- C1
- 8es
- Atlético-Inter (2-1, 3-2 TAB)
Gloire aux tirs au but
Huit ans qu'on avait fait sans en Ligue des champions, mais ils ont fait leur retour deux fois en deux soirées de Ligue des champions. Eux, ce sont les tirs au but, le plaisir absolu et éternel de tout amateur de foot.
La Ligue des champions est censée être un rendez-vous. Ce rendez-vous hebdomadaire, dont l’unique raison d’être réside dans sa capacité à offrir un spectacle de 90 minutes que l’on décrit comme le plus beau et le plus intense de la planète bleue. Pourtant, en cette saison 2023-2024 (et depuis la saison dernière en réalité), la compétition a perdu de sa superbe. Comme happée par la pression du résultat et la qualité de ces joueurs de plus en plus jeunes, et de moins en moins emballants balle au pied. Il fallait donc trouver une solution. Elle est venue d’une tradition séculaire, qui nous procure un stress dont nous ne connaissons jamais la provenance, mais dont nous apprécions l’existence. Un stress nommé « tirs au but ».

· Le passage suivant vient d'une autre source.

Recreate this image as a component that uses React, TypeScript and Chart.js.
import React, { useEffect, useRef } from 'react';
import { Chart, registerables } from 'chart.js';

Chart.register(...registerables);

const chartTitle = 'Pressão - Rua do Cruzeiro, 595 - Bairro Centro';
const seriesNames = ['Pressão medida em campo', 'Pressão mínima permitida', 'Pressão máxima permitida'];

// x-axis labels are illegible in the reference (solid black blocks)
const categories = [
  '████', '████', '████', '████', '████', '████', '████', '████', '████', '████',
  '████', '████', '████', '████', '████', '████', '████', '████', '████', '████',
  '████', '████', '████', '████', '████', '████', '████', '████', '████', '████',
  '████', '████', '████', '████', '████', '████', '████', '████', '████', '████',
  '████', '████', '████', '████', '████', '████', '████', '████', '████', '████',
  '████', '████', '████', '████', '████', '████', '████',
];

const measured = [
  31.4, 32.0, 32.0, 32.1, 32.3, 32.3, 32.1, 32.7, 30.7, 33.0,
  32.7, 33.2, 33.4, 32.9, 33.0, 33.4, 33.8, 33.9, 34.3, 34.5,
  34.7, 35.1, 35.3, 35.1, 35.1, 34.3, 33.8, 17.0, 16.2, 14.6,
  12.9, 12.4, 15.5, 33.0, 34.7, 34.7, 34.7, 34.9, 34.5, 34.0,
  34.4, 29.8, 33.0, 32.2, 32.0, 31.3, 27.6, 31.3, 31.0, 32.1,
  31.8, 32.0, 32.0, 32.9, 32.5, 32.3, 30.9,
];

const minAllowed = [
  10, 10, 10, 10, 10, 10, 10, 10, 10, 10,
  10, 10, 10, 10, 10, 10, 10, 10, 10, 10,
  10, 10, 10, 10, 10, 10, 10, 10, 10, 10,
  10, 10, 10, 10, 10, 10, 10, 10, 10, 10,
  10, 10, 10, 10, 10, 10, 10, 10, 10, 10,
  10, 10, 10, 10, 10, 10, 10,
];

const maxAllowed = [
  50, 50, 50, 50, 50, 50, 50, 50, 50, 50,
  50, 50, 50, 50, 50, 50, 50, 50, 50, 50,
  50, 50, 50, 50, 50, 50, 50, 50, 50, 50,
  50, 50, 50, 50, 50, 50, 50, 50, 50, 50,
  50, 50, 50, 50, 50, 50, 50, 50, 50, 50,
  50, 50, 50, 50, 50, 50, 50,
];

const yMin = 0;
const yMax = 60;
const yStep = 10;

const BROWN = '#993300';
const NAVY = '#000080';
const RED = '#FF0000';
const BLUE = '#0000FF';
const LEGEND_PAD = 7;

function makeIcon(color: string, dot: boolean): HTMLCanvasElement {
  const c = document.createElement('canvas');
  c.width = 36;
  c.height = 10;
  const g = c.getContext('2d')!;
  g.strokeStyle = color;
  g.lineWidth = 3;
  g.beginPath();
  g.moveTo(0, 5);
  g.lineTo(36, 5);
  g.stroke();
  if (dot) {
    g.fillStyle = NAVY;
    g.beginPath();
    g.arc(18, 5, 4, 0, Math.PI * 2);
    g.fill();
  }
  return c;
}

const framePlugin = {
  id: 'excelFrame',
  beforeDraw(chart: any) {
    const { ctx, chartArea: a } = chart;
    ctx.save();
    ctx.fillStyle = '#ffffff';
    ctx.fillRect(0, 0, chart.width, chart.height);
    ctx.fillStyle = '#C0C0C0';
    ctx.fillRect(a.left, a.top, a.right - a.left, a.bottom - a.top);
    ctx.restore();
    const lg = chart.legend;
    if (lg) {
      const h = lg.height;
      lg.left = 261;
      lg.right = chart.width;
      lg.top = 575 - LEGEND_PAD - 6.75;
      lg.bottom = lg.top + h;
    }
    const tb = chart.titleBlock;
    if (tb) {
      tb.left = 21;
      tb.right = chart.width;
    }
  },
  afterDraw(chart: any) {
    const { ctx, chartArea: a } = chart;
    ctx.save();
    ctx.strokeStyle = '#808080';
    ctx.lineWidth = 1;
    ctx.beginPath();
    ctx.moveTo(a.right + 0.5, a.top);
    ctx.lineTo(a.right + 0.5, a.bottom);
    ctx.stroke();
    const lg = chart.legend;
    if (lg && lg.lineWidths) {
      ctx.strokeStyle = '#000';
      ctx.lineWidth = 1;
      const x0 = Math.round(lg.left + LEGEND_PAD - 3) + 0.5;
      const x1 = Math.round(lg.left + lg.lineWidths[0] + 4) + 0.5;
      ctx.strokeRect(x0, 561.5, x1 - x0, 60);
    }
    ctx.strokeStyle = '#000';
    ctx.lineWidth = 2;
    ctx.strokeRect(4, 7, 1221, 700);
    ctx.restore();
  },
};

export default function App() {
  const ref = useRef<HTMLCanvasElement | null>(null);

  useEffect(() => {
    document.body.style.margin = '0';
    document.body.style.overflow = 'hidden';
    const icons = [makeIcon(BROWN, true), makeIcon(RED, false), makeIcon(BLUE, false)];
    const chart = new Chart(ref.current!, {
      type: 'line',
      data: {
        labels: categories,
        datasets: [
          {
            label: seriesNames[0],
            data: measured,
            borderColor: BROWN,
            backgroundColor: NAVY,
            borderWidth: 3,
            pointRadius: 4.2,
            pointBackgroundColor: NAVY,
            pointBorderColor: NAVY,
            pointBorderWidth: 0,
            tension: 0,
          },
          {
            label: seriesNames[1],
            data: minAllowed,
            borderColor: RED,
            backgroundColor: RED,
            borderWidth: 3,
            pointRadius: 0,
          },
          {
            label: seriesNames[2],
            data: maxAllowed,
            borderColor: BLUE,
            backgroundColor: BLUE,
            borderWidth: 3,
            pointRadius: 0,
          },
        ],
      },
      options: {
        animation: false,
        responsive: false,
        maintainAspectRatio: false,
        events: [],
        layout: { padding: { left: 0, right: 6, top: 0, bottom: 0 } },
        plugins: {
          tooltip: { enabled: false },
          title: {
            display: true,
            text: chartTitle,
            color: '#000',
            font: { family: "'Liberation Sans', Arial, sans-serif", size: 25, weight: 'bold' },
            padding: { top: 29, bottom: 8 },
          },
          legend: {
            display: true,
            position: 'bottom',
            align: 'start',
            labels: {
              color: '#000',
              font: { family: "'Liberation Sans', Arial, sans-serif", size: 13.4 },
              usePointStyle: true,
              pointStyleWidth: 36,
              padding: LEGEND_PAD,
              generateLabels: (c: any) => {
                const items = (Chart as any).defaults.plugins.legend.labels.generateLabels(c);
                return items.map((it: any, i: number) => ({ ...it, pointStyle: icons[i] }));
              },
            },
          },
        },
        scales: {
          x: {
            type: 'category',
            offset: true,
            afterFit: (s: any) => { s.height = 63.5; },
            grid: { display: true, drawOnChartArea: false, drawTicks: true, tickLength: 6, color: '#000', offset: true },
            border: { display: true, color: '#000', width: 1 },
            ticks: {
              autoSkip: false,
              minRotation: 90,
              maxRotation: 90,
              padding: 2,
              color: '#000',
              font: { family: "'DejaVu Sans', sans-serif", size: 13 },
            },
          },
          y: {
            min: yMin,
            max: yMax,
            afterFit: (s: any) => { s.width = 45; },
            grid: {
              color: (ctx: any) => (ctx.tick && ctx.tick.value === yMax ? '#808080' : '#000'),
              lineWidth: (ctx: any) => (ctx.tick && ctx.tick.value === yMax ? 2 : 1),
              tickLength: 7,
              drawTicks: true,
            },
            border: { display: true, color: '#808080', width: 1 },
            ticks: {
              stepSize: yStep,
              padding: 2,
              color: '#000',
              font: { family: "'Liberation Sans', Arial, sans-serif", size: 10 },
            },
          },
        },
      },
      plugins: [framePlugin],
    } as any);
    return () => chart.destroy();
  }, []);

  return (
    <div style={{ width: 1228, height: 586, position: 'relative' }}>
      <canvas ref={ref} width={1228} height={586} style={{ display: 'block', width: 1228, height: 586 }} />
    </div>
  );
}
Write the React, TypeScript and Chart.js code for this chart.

Cette édition de la Ligue des champions a donc amené avec elle un petit moment d’histoire. En effet, sept ans et demi durant, aucune séance de tirs au but n’avait été disputée en 210 matchs à élimination directe. Des chiffres surprenants, puisque pour trouver trace du dernier penalty fatidique frappé en Europe, il fallait remonter au 28 mai 2016 à San Siro, et un tir victorieux de Cristiano Ronaldo pour offrir sa onzième C1 au Real Madrid. Une éternité, que l’univers s’est chargé de rattraper en deux soirées de ce mois de mars. Ce mardi, Arsenal éliminait ainsi Porto au terme d’une partie morose, quand ce mercredi soir, l’Atlético se chargeait d’évincer l’Inter après un duel extrêmement séduisant. De quoi redonner une excitation, que l’on pensait perdue, à ces soirées européennes.
Un jeu de gamins
En fil rouge de ses retrouvailles avec les « tirobs », il est d’ailleurs intéressant d’évoquer l’Atlético. Les Colchoneros sont effectivement les fiers propriétaires des trois dernières séances disputées avant ces sept années de disette (le 17 mars 2015 face au Bayer Leverkusen, le 15 mars 2016 contre le PSV, et donc le 26 mai 2016 face au Real Madrid). En gagnant contre l’Inter, les hommes de Diego Simeone sont également devenus les premiers à remporter trois séances en Ligue des champions. Mais l’essentiel n’est pas à chercher dans les statistiques. Il est ailleurs. Dans les émotions. Là où la peur prend le dessus sans que l’on ne sache pourquoi, et sans même supporter les équipes engagées.
Si l’instauration de la VAR puis la suppression du but à l’extérieur en Europe font planer le doute concernant le chemin trop rationnel que prend le football, les tirs au but répondent toujours présents pour nous ramener à notre folie. Des analyses foireuses à chaque tentative manquée, en se disant que l’on aurait certainement mieux placé le ballon que le footballeur – pourtant professionnel – qui s’est élancé sous nos yeux, à vérifier scrupuleusement que le gardien a bien gardé un pied sur sa ligne, et à jouer au devin en répétant inlassablement « il va rater, c’est sûr », en se fiant grossièrement au langage corporel des joueurs. De la loterie, diront certains, un affrontement psychologique, penseront les autres. Ce qui est certain, c’est que rien, absolument rien, ne peut remplacer le délicieux bordel offert par une dernière séance.